Invariants: non_decreasing(tau_mono); monotone wm(t); cache.cap > 0; drop_rate ≤ policy.max_drop; versions/units traceable.

VIII. Cross-References

• Assimilation & filtering: Ch. 12 (real-time x̂, P and residual/NIS panels).
• Uncertainty & guardbands: Ch. 13 (online u_c and guardband alerting).
• Numerical integration & stability: Ch. 9 (runtime step switching & stiffness control).
• PathCorrection / TimeBase / Sync: time-base alignment and offset / skew / J logging & correction.
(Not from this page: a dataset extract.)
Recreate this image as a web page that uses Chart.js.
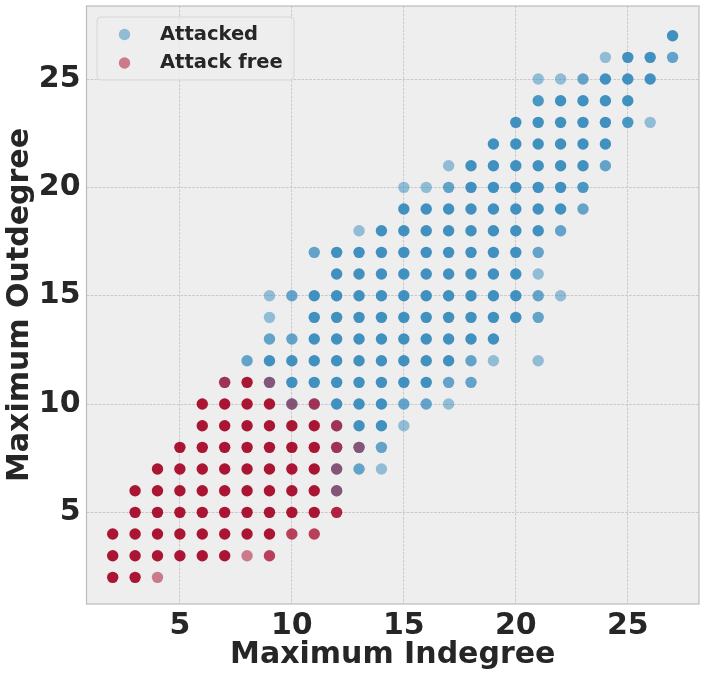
<!DOCTYPE html>
<html>
<head>
<meta charset="utf-8">
<script src="https://cdn.jsdelivr.net/npm/chart.js@4.4.1/dist/chart.umd.min.js"></script>
<style>
  html, body { margin: 0; padding: 0; background: #ffffff; }
  #wrap { width: 706px; height: 677px; position: relative; }
</style>
</head>
<body>
<div id="wrap"><canvas id="chartDegree"></canvas></div>
<script>
const seriesNames = ["Attacked", "Attack free"];
const xTicks = [5, 10, 15, 20, 25];
const yTicks = [5, 10, 15, 20, 25];

// [max indegree, max outdegree, number of overlapping graphs at that spot]
const attacked = [
  [12, 6, 2],
  [12, 7, 2], [13, 7, 2], [14, 7, 1],
  [12, 8, 1], [13, 8, 2], [14, 8, 2],
  [12, 9, 1], [13, 9, 4], [14, 9, 4], [15, 9, 1],
  [10, 10, 2], [11, 10, 1], [12, 10, 4], [13, 10, 4], [14, 10, 4], [15, 10, 2], [16, 10, 2], [17, 10, 1],
  [7, 11, 1], [9, 11, 2], [10, 11, 4], [11, 11, 4], [12, 11, 4], [13, 11, 4], [14, 11, 4], [15, 11, 4], [16, 11, 4], [17, 11, 2], [18, 11, 2],
  [8, 12, 2], [9, 12, 4], [10, 12, 4], [11, 12, 4], [12, 12, 4], [13, 12, 4], [14, 12, 4], [15, 12, 4], [16, 12, 4], [17, 12, 4], [18, 12, 2], [19, 12, 1], [21, 12, 1],
  [9, 13, 2], [10, 13, 2], [11, 13, 4], [12, 13, 4], [13, 13, 4], [14, 13, 4], [15, 13, 4], [16, 13, 4], [17, 13, 4], [18, 13, 4], [19, 13, 4],
  [9, 14, 1], [11, 14, 4], [12, 14, 4], [13, 14, 4], [14, 14, 4], [15, 14, 4], [16, 14, 4], [17, 14, 4], [18, 14, 4], [19, 14, 4], [20, 14, 4], [21, 14, 2],
  [9, 15, 1], [10, 15, 2], [11, 15, 4], [12, 15, 4], [13, 15, 4], [14, 15, 4], [15, 15, 4], [16, 15, 4], [17, 15, 4], [18, 15, 4], [19, 15, 4], [20, 15, 4], [21, 15, 2], [22, 15, 1],
  [12, 16, 4], [13, 16, 4], [14, 16, 4], [15, 16, 4], [16, 16, 4], [17, 16, 4], [18, 16, 4], [19, 16, 4], [20, 16, 4], [21, 16, 1],
  [11, 17, 2], [12, 17, 4], [13, 17, 4], [14, 17, 4], [15, 17, 4], [16, 17, 4], [17, 17, 4], [18, 17, 4], [19, 17, 4], [20, 17, 4], [21, 17, 2],
  [13, 18, 1], [14, 18, 4], [15, 18, 4], [16, 18, 4], [17, 18, 4], [18, 18, 4], [19, 18, 4], [20, 18, 4], [21, 18, 4], [22, 18, 2],
  [15, 19, 4], [16, 19, 4], [17, 19, 4], [18, 19, 4], [19, 19, 4], [20, 19, 4], [21, 19, 4], [22, 19, 4], [23, 19, 2],
  [15, 20, 1], [16, 20, 1], [17, 20, 2], [18, 20, 4], [19, 20, 4], [20, 20, 4], [21, 20, 4], [22, 20, 4], [23, 20, 3],
  [17, 21, 1], [18, 21, 4], [19, 21, 4], [20, 21, 4], [21, 21, 4], [22, 21, 4], [23, 21, 4], [24, 21, 2],
  [19, 22, 4], [20, 22, 4], [21, 22, 4], [22, 22, 4], [23, 22, 4], [24, 22, 4],
  [20, 23, 4], [21, 23, 4], [22, 23, 4], [23, 23, 4], [24, 23, 4], [25, 23, 3], [26, 23, 1],
  [21, 24, 3], [22, 24, 4], [23, 24, 4], [24, 24, 4], [25, 24, 4],
  [21, 25, 1], [22, 25, 1], [23, 25, 2], [24, 25, 4], [25, 25, 4], [26, 25, 4],
  [24, 26, 1], [25, 26, 4], [26, 26, 4], [27, 26, 2],
  [27, 27, 4]
];

const attackFree = [
  [2, 2, 4], [3, 2, 4], [4, 2, 1],
  [2, 3, 4], [3, 3, 4], [4, 3, 4], [5, 3, 4], [6, 3, 4], [7, 3, 4], [8, 3, 1], [9, 3, 2],
  [2, 4, 4], [3, 4, 4], [4, 4, 4], [5, 4, 4], [6, 4, 4], [7, 4, 4], [8, 4, 4], [9, 4, 4], [10, 4, 2], [11, 4, 2],
  [3, 5, 4], [4, 5, 4], [5, 5, 4], [6, 5, 4], [7, 5, 4], [8, 5, 4], [9, 5, 4], [10, 5, 4], [11, 5, 4], [12, 5, 3],
  [3, 6, 4], [4, 6, 4], [5, 6, 4], [6, 6, 4], [7, 6, 4], [8, 6, 4], [9, 6, 4], [10, 6, 4], [11, 6, 4], [12, 6, 1],
  [4, 7, 4], [5, 7, 4], [6, 7, 4], [7, 7, 4], [8, 7, 4], [9, 7, 4], [10, 7, 4], [11, 7, 4], [12, 7, 1],
  [5, 8, 4], [6, 8, 4], [7, 8, 4], [8, 8, 4], [9, 8, 4], [10, 8, 4], [11, 8, 4], [12, 8, 2], [13, 8, 1],
  [6, 9, 4], [7, 9, 4], [8, 9, 4], [9, 9, 4], [10, 9, 4], [11, 9, 4], [12, 9, 2],
  [6, 10, 4], [7, 10, 4], [8, 10, 4], [9, 10, 4], [10, 10, 1], [11, 10, 2],
  [7, 11, 2], [8, 11, 4], [9, 11, 1]
];

const colBlue = [52, 138, 189];
const colRed = [166, 6, 40];
const textCol = "#262626";

Chart.defaults.font.family = "'DejaVu Sans', sans-serif";
Chart.defaults.color = textCol;

// every single graph is drawn at alpha 0.5, so stacked ones get darker
function fillFor(rgb) {
  return (c) => {
    const n = c.raw && c.raw.n ? c.raw.n : 1;
    const a = 1 - Math.pow(0.5, n);
    return "rgba(" + rgb.join(",") + "," + a.toFixed(3) + ")";
  };
}

const toPts = (arr) => arr.map(p => ({ x: p[0], y: p[1], n: p[2] }));

const plotFrame = {
  id: "plotFrame",
  beforeDraw(chart) {
    const { ctx, chartArea: a } = chart;
    ctx.save();
    ctx.fillStyle = "#eeeeee";
    ctx.fillRect(a.left, a.top, a.right - a.left, a.bottom - a.top);
    ctx.restore();
  },
  afterDraw(chart) {
    const { ctx, chartArea: a } = chart;
    ctx.save();
    ctx.strokeStyle = "#bcbcbc";
    ctx.lineWidth = 1.2;
    ctx.strokeRect(a.left, a.top, a.right - a.left, a.bottom - a.top);

    // legend box, top left inside the axes
    const bx = 97, by = 17, bw = 197, bh = 63, r = 4;
    ctx.beginPath();
    ctx.moveTo(bx + r, by);
    ctx.arcTo(bx + bw, by, bx + bw, by + bh, r);
    ctx.arcTo(bx + bw, by + bh, bx, by + bh, r);
    ctx.arcTo(bx, by + bh, bx, by, r);
    ctx.arcTo(bx, by, bx + bw, by, r);
    ctx.closePath();
    ctx.fillStyle = "rgba(238,238,238,0.8)";
    ctx.fill();
    ctx.strokeStyle = "#d6d6d6";
    ctx.lineWidth = 1;
    ctx.stroke();

    const rows = [[seriesNames[0], colBlue, 34.5], [seriesNames[1], colRed, 63]];
    ctx.font = "bold 19.5px 'DejaVu Sans'";
    ctx.textBaseline = "middle";
    ctx.textAlign = "left";
    rows.forEach(([label, rgb, yy]) => {
      ctx.beginPath();
      ctx.arc(124.5, yy, 5.7, 0, Math.PI * 2);
      ctx.fillStyle = "rgba(" + rgb.join(",") + ",0.5)";
      ctx.fill();
      ctx.fillStyle = textCol;
      ctx.fillText(label, 160, yy);
    });
    ctx.restore();
  }
};

const setTicks = (vals) => (scale) => {
  scale.ticks = vals.map(v => ({ value: v }));
};

new Chart(document.getElementById("chartDegree"), {
  type: "scatter",
  data: {
    datasets: [
      {
        label: seriesNames[1],
        data: toPts(attackFree),
        backgroundColor: fillFor(colRed),
        pointRadius: 5.7,
        pointBorderWidth: 0,
        borderWidth: 0,
        order: 0
      },
      {
        label: seriesNames[0],
        data: toPts(attacked),
        backgroundColor: fillFor(colBlue),
        pointRadius: 5.7,
        pointBorderWidth: 0,
        borderWidth: 0,
        order: 1
      }
    ]
  },
  options: {
    responsive: true,
    maintainAspectRatio: false,
    animation: false,
    events: [],
    layout: { padding: { top: 6, right: 7, left: 0, bottom: 0 } },
    plugins: {
      legend: { display: false },
      tooltip: { enabled: false }
    },
    scales: {
      x: {
        type: "linear",
        min: 0.83,
        max: 28.18,
        afterBuildTicks: setTicks(xTicks),
        afterFit: (s) => { s.height = 73; s.paddingLeft = 0; s.paddingRight = 0; },
        grid: { color: "#c9c9c9", lineWidth: 1, drawTicks: false },
        border: { display: false, dash: [2.6, 1.3] },
        ticks: { padding: 4, font: { size: 30, weight: "bold" }, color: textCol },
        title: {
          display: true,
          text: "Maximum Indegree",
          font: { size: 30, weight: "bold" },
          color: textCol,
          padding: { top: 0, bottom: 4 }
        }
      },
      y: {
        type: "linear",
        min: 0.77,
        max: 28.37,
        afterBuildTicks: setTicks(yTicks),
        afterFit: (s) => { s.width = 86.5; s.paddingTop = 0; s.paddingBottom = 0; },
        grid: { color: "#c9c9c9", lineWidth: 1, drawTicks: false },
        border: { display: false, dash: [2.6, 1.3] },
        ticks: { padding: 6, font: { size: 30, weight: "bold" }, color: textCol },
        title: {
          display: true,
          text: "Maximum Outdegree",
          font: { size: 30, weight: "bold" },
          color: textCol,
          padding: { top: 2, bottom: 0 }
        }
      }
    }
  },
  plugins: [plotFrame]
});
</script>
</body>
</html>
IX. Quality & Risk Control

1. Suggested SLI/SLOs
   • latency_p95 ≤ 200 ms, lag_evt_p95 ≤ 1 • Δt_win, delta_form_stream_p95 ≤ tol_stream;
   • drop_rate ≤ 0.1%, replay_gap_covered ≥ 99.5%, cache_hit ≥ 80% (hot-key workloads).
2. Fallbacks
   • Rate shaping: set r = 0.8 • μ and increase B.
   • Model degrade: KF ← UKF ← PF staged fallback; disable part of uncertainty branches to preserve core latency.
   • Storage degrade: switch to local ring buffer and batch windowing.
   • Replay repair: asynchronously patch windows for t ∈ [ now − Δt_replay, now ) and republish corrections.
3. Audit
   Persist watermark trajectories, lateness histograms, q(t), SLO-breach logs, hot-key distributions and cache-hit curves, panel snapshots, and manifest.stg.runtime hashes.

Summary
This chapter unifies time semantics → windows → caches → backpressure → panels for streaming execution. With P714-* / S714-* / C70-14xx / I70-14* / M7-14, runtime behavior becomes contracted and traceable, ensuring stable publication of x̂ / u_c under resource limits and out-of-order arrivals—and providing a plug-and-play framework for the use cases in Ch. 15.